Ce lundi 31 juillet 2023 restera à jamais gravé dans la mémoire des militants et sympathisants du parti Pastef-Les patriotes. Leur leader a été non seulement envoyé en prison, mais le ministre de l’Intérieur a aussi acté la dissolution de leur parti. Mais, selon Alioune Souaré, la prière n’est pas encore dite, puisque la procédure de dissolution de Pastef a été biaisée et ledit parti peut aussi attaquer la décision devant la Cour suprême.
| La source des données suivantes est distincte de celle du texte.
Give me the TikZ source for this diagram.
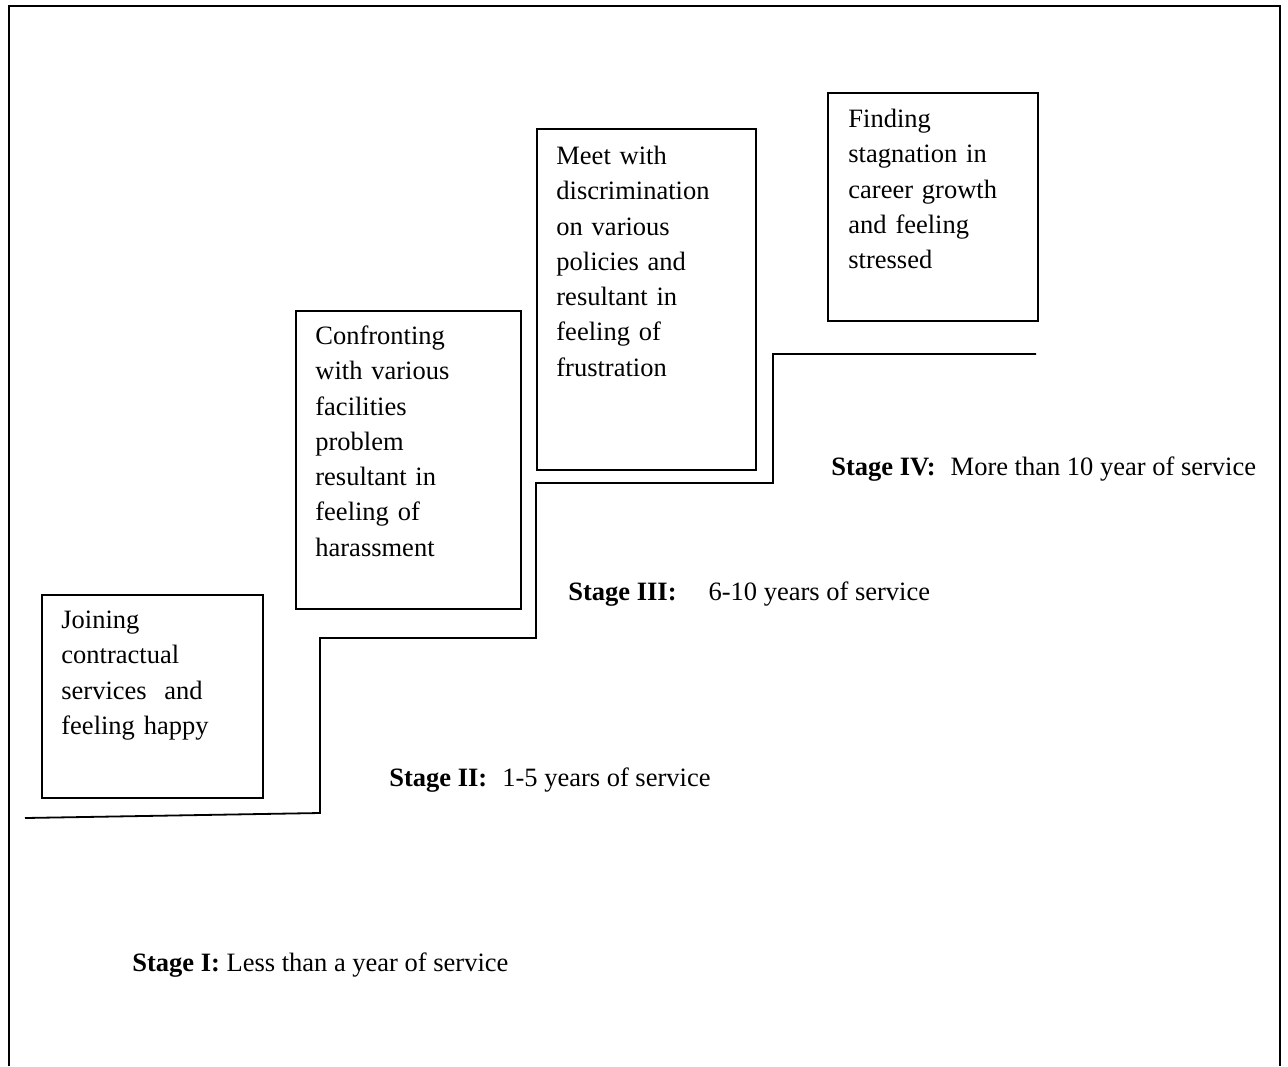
\documentclass[tikz,border=0pt]{standalone}
\usepackage{fontspec}
\setmainfont{Liberation Serif}
\usetikzlibrary{positioning}

\tikzset{
  stagebox/.style={draw, line width=0.8pt, anchor=north west, inner sep=0pt},
  boxtext/.style={inner sep=0pt, align=left, text width=98pt,
    font=\fontsize{13.25}{17.65}\selectfont},
  stagetext/.style={inner sep=0pt, anchor=base west,
    font=\fontsize{13.25}{15}\selectfont},
  stairline/.style={line width=0.9pt},
}
\newcommand{\firstln}{\rule{0pt}{10pt}}

\begin{document}
\begin{tikzpicture}[x=0.5pt, y=-0.5pt]
        \useasboundingbox (0,0) rectangle (1288,1066);
        % Open outer frame
        \draw[line width=1.2pt] (9,1066) -- (9,6) -- (1280,6) -- (1280,1066);

        % Boxes for the stages
        \node[stagebox, minimum width=110.5pt, minimum height=101.5pt] (joinbox) at (41,594) {};
        \node[stagebox, minimum width=112.5pt, minimum height=149pt] (confbox) at (295,310) {};
        \node[stagebox, minimum width=109.5pt, minimum height=170.5pt] (meetbox) at (536,128) {};
        \node[stagebox, minimum width=105pt, minimum height=114pt] (findbox) at (827,92) {};

        % Texts inside the boxes
        \node[boxtext, below right=7pt and 10pt of joinbox.north west] (jointext)
          {\firstln Joining\\ contractual\\ services\ \ and\\ feeling happy};
        \node[boxtext, below right=7pt and 10pt of confbox.north west] (conftext)
          {\firstln Confronting\\ with various\\ facilities\\ problem\\ resultant in\\ feeling of\\ harassment};
        \node[boxtext, below right=8pt and 10pt of meetbox.north west] (meettext)
          {\firstln Meet with\\ discrimination\\ on various\\ policies and\\ resultant in\\ feeling of\\ frustration};
        \node[boxtext, below right=7.5pt and 10.5pt of findbox.north west] (findtext)
          {\firstln Finding\\ stagnation in\\ career growth\\ and feeling\\ stressed};

        % Steps
        \draw[stairline] (25,818) -- (320,813) -- (320,638) -- (536,638)
          -- (536,483) -- (773,483) -- (773,354) -- (1036,354);

        % Stage labels
        \node[stagetext] (stageone) at (132,971) {\textbf{Stage I:} Less than a year of service};
        \node[stagetext] (stagetwo) at (389,786) {\textbf{Stage II:}\hspace{7.5pt}1-5 years of service};
        \node[stagetext] (stagethree) at (568,600) {\textbf{Stage III:}\hspace{16pt}6-10 years of service};
        \node[stagetext] (stagefour) at (831,475) {\textbf{Stage IV:}\hspace{7.5pt}More than 10 year of service};
    \end{tikzpicture}
\end{document}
D’une pierre deux coups, c’est la « prouesse » réalisée hier par le régime contre Ousmane Sonko. Placé sous mandat de dépôt après son audition chez le Doyen des juges, le leader de Pastef recevra le coup de grâce quelques heures après, avec la dissolution de son parti. Seulement, Alioune Souaré, en sa qualité d’expert parlementaire, fustige la procédure employée par la ministre de l’Intérieur pour la dissolution du Pastef. Selon lui, les conditions de dissolution d’un parti politique sont bien définies par la loi. « La dissolution d’un parti politique est régie par trois textes : un texte constitutionnel et deux lois ordinaires. Il s’agit de l’article 4 de la constitution, la loi 81-17 du 6 mai 1981 relative aux partis politiques et la loi 89-36 du 12 octobre 1989 », souligne Alioune Souaré, qui définit le cadre juridique établi pour la dissolution d’un parti politique. « L’article 4 de la constitution, à son alinéa 4, prévoit surtout que toute violation de la gouvernance associative expose un parti politique à une suspension ou à une dissolution. Ce même article 4 nous renvoie à la loi 81-17 du 6 mai 1981 qui est modifiée par la loi 89-36 ».
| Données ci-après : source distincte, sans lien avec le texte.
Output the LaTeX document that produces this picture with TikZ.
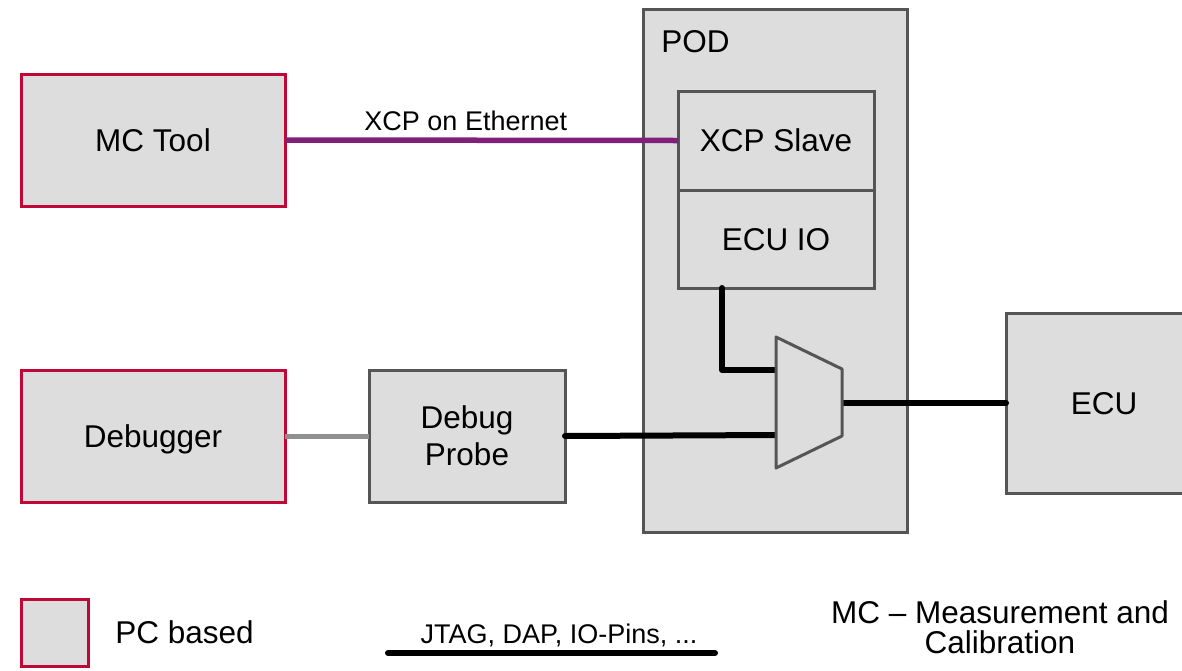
\documentclass[tikz,border=0pt]{standalone}
\usepackage{fontspec}
\setmainfont{Liberation Sans}

\definecolor{boxgray}{HTML}{DDDDDD}
\definecolor{edgegray}{HTML}{555555}
\definecolor{pcred}{HTML}{C00838}
\definecolor{xcppurple}{HTML}{80207A}
\definecolor{linkgray}{HTML}{909090}

\tikzset{
	block/.style={draw=edgegray, fill=boxgray, line width=1.5pt, inner sep=0pt, outer sep=0pt,
		font=\fontsize{15.75}{18.5}\selectfont, align=center},
	pcblock/.style={block, draw=pcred},
	signal/.style={line width=3pt, line cap=round, line join=round},
	biglabel/.style={font=\fontsize{15.75}{15}\selectfont, inner sep=0pt},
	smalllabel/.style={font=\fontsize{13.5}{15}\selectfont, inner sep=0pt, text=black}
}

\begin{document}
\begin{tikzpicture}[x=0.5pt, y=-0.5pt]

\useasboundingbox (0,0) rectangle (1182,670);
\clip (0,0) rectangle (1182,670);

% pod with its two parts
\node[block, minimum width=132pt, minimum height=261.5pt] (pod) at (775,270.5) {};
\node[biglabel, anchor=base west] (podlabel) at (661,52) {POD};
\node[block, minimum width=98pt, minimum height=49.5pt, text depth=0pt] (slave) at (776,140.5) {XCP Slave};
\node[block, minimum width=98pt, minimum height=49pt, text depth=0pt] (ecuio) at (776,239) {ECU IO};

% tools on the pc
\node[pcblock, minimum width=132pt, minimum height=66pt, text depth=0pt] (mctool) at (153,140) {MC Tool};
\node[pcblock, minimum width=132pt, minimum height=66pt, text depth=0pt] (debugger) at (153,436) {Debugger};
\node[block, minimum width=98pt, minimum height=66pt] (probe) at (467,436) {Debug\\Probe};

% target
\node[block, minimum width=98pt, minimum height=90pt, text depth=0pt] (ecu) at (1104,403) {ECU};

% switch
\coordinate (muxa) at (776,370);
\coordinate (muxb) at (776,435);
\coordinate (muxo) at (842,403);

% links
\draw[xcppurple, line width=2.75pt] (mctool.east) -- (slave.west)
	node[smalllabel, pos=0.46, above=3.5pt] (xcplabel) {XCP on Ethernet};
\draw[linkgray, line width=2.5pt] (debugger.east) -- (probe.west);
\draw[signal] ([xshift=22pt]ecuio.south west) |- (muxa);
\draw[signal] (probe.east) -- (muxb);
\draw[signal] (muxo) -- (ecu.west);

\draw[draw=edgegray, fill=boxgray, line width=1.5pt, line join=round]
	(776,337) -- (842,369) -- (842,436) -- (776,468) -- cycle;

% legend
\node[pcblock, minimum width=33.5pt, minimum height=33.5pt] (legbox) at (54.5,632.5) {};
\node[biglabel, anchor=base west] (legtext) at (115,643) {PC based};
\coordinate (busa) at (388,653);
\coordinate (busb) at (715,653);
\draw[signal] (busa) -- (busb);
\node[smalllabel, anchor=base] (buslabel) at (559,643) {JTAG, DAP, IO-Pins, ...};
\node[biglabel, align=center] (mcnote) at (1000,627) {MC -- Measurement and\\Calibration};

\end{tikzpicture}
\end{document}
L’expert parlementaire indique ces lois stipulent que la dissolution d’un parti politique se fait à travers un décret présidentiel ; or, aucun décret n’a été publié. « Nous avons vu un communiqué du ministre de l’Intérieur qui annonce la dissolution du Pastef. Ce dernier viole les dispositions de la loi parce qu’il est prévu que la dissolution se fasse par un décret présidentiel ». A l’en croire, la procédure normale voudrait que le président prenne un décret qui annonce la dissolution du parti. « Le document doit comporter les motivations d’une telle décision. Et le ministre de l’Intérieur doit se charger à son tour de produire un rapport. Malheureusement, Antoine Diome s’est contenté hier de produire un communiqué en évoquant un décret que personne n’a jusque-là », déplore l’ancien parlementaire.
Alioune Souaré estime donc que le parti Pastef peut attaquer la décision devant la Cour suprême. « Le décret est un acte réglementaire. Pastef peut donc saisir la chambre administrative de la Cour suprême, parce que le parti a été reconnu sur la base de l’article 81 et de l’article 4 de la constitution ».
« Aucune répercussion sur le mandat des élus de Pastef… »
Pour ce qui est de la conséquence de la dissolution de Pastef sur le mandat des députés dudit parti, l’expert parlementaire soutient qu'il ne doit pas y en avoir. « Le mandat c’est l’expression du peuple. Ceux qui sont détenteurs du mandat tirent leur légitimité directement du peuple. Tous les députés qui sont à l’Assemblée nationale exercent la souveraineté nationale que le peuple leur a déléguée. On ne peut donc pas s’appuyer sur la dissolution du Pastef pour décréter la fin du mandat des députés de cette formation politique », renseigne M. Souaré, d’autant plus que, souligne-t-il, ces derniers n’ont pas été élus sous la bannière du Pastef, mais celle de la coalition Yewwi Askan Wi. Il en est de même pour les maires, présidents de conseil départemental ou les conseillers municipaux et départementaux.